御前心理师 第191节
  “你也是胆子大。”
  韦十四轻声说道,并取走了柏灵的匕首。
  “这几次进宫都是应着宫里的邀请,也不会再像先前一样接受那么细的盘查了。”柏灵答道,“所以我就……试了一下。”
  “下次不要再做这种事了。”韦十四的声音难得地严肃了起来,“带着兵刃潜入宫闱,一旦被发现,你是洗不清的。”
  “……我明白。”柏灵点头答道。
  韦十四看了看柏灵。
  这丫头真的明白了吗?
  其实方才和衡原君在宫道上对峙的时候,他就很怕柏灵突然发作,拿着匕首朝衡原君冲过去。
  尽管他知道柏灵在平日里并不是一个冲动的人,但那一刻,韦十四对柏灵会作出的反应失去了把握,所以他一直在一旁随时准备着出手——那不是为了防着病恹恹的衡原君,而是为了柏灵。
  因为这段时间的柏灵,和从前确实不大一样了。
  “抱歉让你担心了。”柏灵看向别处,表情稍稍有些心虚,“我答应你,我以后不会再冒这个险。”
  韦十四不置可否地看着她。
  片刻的沉默过后,柏灵听见韦十四似乎有些无可奈何地叹了口气。而后,他也从后腰取出了一把更小巧的短刀,放在了柏灵眼前。
  柏灵愣了一下。
  她接过了十四递来的匕首——这把匕首的刀鞘是硬革制的,没有什么雕花。
  拔刀出鞘,匕首的刀身通体漆黑,刀身很薄。
  这是一把半齿匕首,前部分是平刃,适合推切,后半部分有齿刃,适合拉锯。
  匕首的握把也用软革抱住,摸起来不像先前的那把那样冷,最末端的金属面裸露着,刻着一个小小的“韦”。
  “换这把吧。”韦十四轻声道,“外出或者在家的时候可以用,但绝不能带进宫里。”
  柏灵有些意外地抬头看他。
  韦十四轻声道,“反正就算收了你的刀,我也挡不住你再买,是吧。但你在街上能买到的匕首品质都太差了,我不如给你换一把好一点的。”
  柏灵低头笑了起来,她有点惭愧地用手臂挡住了额头,一时间不大好意思抬头去看韦十四的眼睛。
  “谢谢……”
  “不客气。
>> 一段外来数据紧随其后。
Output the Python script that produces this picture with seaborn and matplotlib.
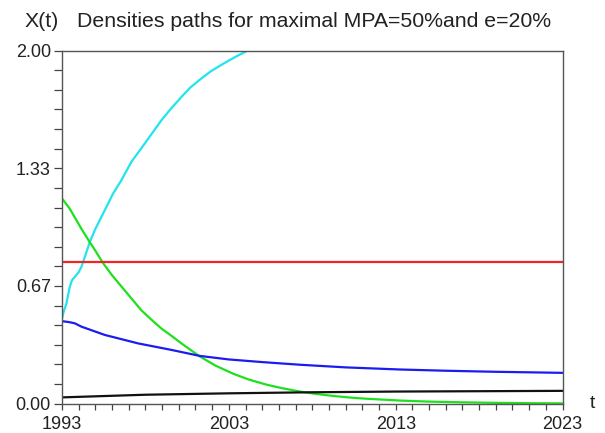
import numpy as np
import pandas as pd
import matplotlib
matplotlib.use("Agg")
import matplotlib.pyplot as plt
import seaborn as sns
from matplotlib.ticker import FixedLocator, MultipleLocator

sns.set_theme(style="ticks")
plt.rcParams['font.family'] = ['Liberation Sans', 'DejaVu Sans']

# ---- data ----
cyan_t = [1993.0, 1993.1, 1993.26, 1993.46, 1993.6, 1993.76, 1994.0, 1994.16, 1994.4,
          1994.66, 1995.0, 1995.56, 1996.06, 1996.56, 1997.16, 1997.96, 1998.5,
          1998.96, 1999.5, 2000.16, 2000.7, 2001.36, 2001.9, 2002.56, 2003.0,
          2003.5, 2004.12, 2005.0]
cyan_x = [0.481, 0.520, 0.566, 0.660, 0.700, 0.717, 0.745, 0.774, 0.840,
          0.915, 0.990, 1.095, 1.190, 1.266, 1.370, 1.474, 1.545,
          1.606, 1.668, 1.738, 1.792, 1.843, 1.882, 1.920, 1.944,
          1.970, 2.000, 2.040]

green_t = [1993.0, 1993.46, 1994.16, 1994.66, 1995.0, 1995.46, 1996.0, 1996.76, 1997.16,
           1997.76, 1998.4, 1998.96, 1999.5, 2000.2, 2000.96, 2001.26, 2002.2,
           2003.26, 2004.2, 2005.26, 2006.2, 2007.26, 2008.2, 2009.26, 2010.5,
           2011.5, 2013.26, 2015.0, 2017.0, 2019.0, 2021.0, 2023.0]
green_x = [1.162, 1.105, 0.991, 0.915, 0.866, 0.796, 0.727, 0.641, 0.596,
           0.528, 0.472, 0.425, 0.388, 0.338, 0.287, 0.267, 0.215,
           0.169, 0.136, 0.107, 0.087, 0.068, 0.055, 0.043, 0.032,
           0.026, 0.017, 0.011, 0.007, 0.004, 0.002, 0.001]

blue_t = [1993.0, 1993.4, 1993.76, 1994.16, 1995.56, 1997.56, 1999.56, 2001.26,
          2003.0, 2005.0, 2007.26, 2010.0, 2013.26, 2016.0, 2019.0, 2023.0]
blue_x = [0.467, 0.462, 0.455, 0.436, 0.389, 0.341, 0.304, 0.270,
          0.250, 0.235, 0.220, 0.205, 0.193, 0.186, 0.180, 0.174]

black_t = [1993.0, 1998.0, 2003.0, 2008.0, 2013.0, 2018.0, 2023.0]
black_x = [0.035, 0.050, 0.058, 0.064, 0.068, 0.070, 0.072]

red_t = [1993.0, 2023.0]
red_x = [0.80, 0.80]

x_major = [1993, 2003, 2013, 2023]
y_major = [0.0, 2/3, 4/3, 2.0]
y_labels = ["0.00", "0.67", "1.33", "2.00"]

title = "Densities paths for maximal MPA=50%and e=20%"

# ---- figure ----
fig = plt.figure(figsize=(6.05, 4.33), dpi=100)
ax = fig.add_axes([0.1025, 0.068, 0.8273, 0.815])

series = [
    (cyan_t, cyan_x, "#22e4ee"),
    (green_t, green_x, "#1ee01e"),
    (blue_t, blue_x, "#1c1cf0"),
    (black_t, black_x, "#111111"),
    (red_t, red_x, "#f02424"),
]
for t, v, c in series:
    df = pd.DataFrame({"t": t, "x": v})
    sns.lineplot(data=df, x="t", y="x", ax=ax, color=c, lw=1.6,
                 estimator=None, sort=False)

ax.set_xlim(1993, 2023)
ax.set_ylim(0, 2)
ax.set_xlabel("")
ax.set_ylabel("")

ax.xaxis.set_major_locator(FixedLocator(x_major))
ax.xaxis.set_minor_locator(MultipleLocator(1))
ax.yaxis.set_major_locator(FixedLocator(y_major))
ax.set_yticklabels(y_labels)
ax.yaxis.set_minor_locator(MultipleLocator(1/9))

ax.tick_params(axis="x", which="both", direction="out", length=4.5, width=0.9,
               color="#444444", labelsize=13, labelcolor="#222222", pad=4.5)
ax.tick_params(axis="y", which="both", direction="out", length=5.5, width=0.9,
               color="#444444", labelsize=13, labelcolor="#222222", pad=2.5)
for s in ax.spines.values():
    s.set_color("#555555")
    s.set_linewidth(1.0)

fig.text(0.040, 0.9376, "X(t)", fontsize=15.3, color="#222222", ha="left", va="baseline")
fig.text(0.127, 0.9376, title, fontsize=15.3, color="#222222", ha="left", va="baseline")
fig.text(0.975, 0.068, "t", fontsize=14, color="#222222", ha="left", va="center")

fig.savefig("out.png", dpi=100)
”韦十四低声道,“但你要记得你今晚答应了我什么。”
  柏灵轻轻颦眉,良久,才真正应了一声“好。”
  ……
  这一晚,在柏奕和柏世钧回来之前,柏灵又开始料理起了家务——家务就是这样,明明每天都在做一样的事情,但似乎永远都做不完。生活里始终有这样那样的细节告诉你,这里还需要继续打磨,直到你决定做这个程度就可以了。
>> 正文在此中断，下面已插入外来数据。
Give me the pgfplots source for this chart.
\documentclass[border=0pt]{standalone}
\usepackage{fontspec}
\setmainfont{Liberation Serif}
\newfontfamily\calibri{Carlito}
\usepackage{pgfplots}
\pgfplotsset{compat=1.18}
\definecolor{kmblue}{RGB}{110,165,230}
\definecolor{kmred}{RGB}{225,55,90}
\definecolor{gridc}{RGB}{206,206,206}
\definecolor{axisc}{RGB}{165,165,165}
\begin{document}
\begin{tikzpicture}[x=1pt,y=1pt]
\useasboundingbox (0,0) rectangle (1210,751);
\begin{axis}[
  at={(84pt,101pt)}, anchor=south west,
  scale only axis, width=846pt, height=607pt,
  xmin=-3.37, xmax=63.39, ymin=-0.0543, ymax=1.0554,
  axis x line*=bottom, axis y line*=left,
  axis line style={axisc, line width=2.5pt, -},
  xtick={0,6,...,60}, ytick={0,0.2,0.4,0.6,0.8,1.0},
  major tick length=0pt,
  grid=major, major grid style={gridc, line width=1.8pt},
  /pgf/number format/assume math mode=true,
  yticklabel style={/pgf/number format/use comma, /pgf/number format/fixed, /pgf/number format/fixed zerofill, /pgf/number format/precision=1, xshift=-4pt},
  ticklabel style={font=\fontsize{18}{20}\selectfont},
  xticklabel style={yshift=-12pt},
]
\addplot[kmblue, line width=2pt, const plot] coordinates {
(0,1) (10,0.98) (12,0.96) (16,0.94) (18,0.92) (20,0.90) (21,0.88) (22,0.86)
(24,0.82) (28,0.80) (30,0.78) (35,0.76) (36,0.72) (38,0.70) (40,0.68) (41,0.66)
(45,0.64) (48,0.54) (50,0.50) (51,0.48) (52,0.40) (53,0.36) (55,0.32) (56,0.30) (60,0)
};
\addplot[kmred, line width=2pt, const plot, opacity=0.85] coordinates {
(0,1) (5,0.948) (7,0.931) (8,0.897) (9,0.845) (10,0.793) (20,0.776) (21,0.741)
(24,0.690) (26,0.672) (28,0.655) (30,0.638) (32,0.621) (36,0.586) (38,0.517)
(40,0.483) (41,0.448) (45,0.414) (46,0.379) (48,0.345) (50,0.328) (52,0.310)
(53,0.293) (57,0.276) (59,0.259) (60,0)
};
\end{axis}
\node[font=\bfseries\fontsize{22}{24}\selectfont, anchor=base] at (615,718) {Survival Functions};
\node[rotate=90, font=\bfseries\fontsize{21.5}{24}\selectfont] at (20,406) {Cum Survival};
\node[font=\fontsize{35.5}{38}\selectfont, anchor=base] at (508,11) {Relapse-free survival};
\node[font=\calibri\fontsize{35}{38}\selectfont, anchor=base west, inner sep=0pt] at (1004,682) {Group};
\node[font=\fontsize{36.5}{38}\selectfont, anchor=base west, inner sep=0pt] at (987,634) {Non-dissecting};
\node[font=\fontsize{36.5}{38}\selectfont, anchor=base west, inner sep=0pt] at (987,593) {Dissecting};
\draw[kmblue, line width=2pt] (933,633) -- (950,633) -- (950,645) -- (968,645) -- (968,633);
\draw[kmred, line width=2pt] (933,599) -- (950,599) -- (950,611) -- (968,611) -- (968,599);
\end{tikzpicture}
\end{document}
  每当柏灵觉得一切都做得差不多的时候,她就会开始打水洗院子里的地,这几乎成为了一个家务收尾的仪式。
  这个习惯是柏奕留下来的,他似乎对一切灰尘、头发都不大能容忍。
  他在家的时候,几乎每天都要把院子里的地洗一遍,桌子柜子上的边边角角也要擦干净……所以从前他在百味楼学厨的时候,柏灵会算着他回来的日子,提前一天开始打扫屋子和小院。
  这样等柏奕回来,屋子里的洁净程度就差不多刚刚勾上他的合格底线——然而他还是要亲自动手,把整个屋子再拾掇一遍。
  已经快要过子时了,外面终于传来了柏世钧和柏奕的脚步声。
  未等他们敲门,柏灵就已经跑去了门边,将门闩取下。
  门一开,柏灵那句“你们回来了”还没有喊出口,就愣在了那里——门外站着特意送两人回来的病患家属,借着那人手中灯笼的光,柏灵看见柏奕和柏世钧两人的衣服都沾满了血污。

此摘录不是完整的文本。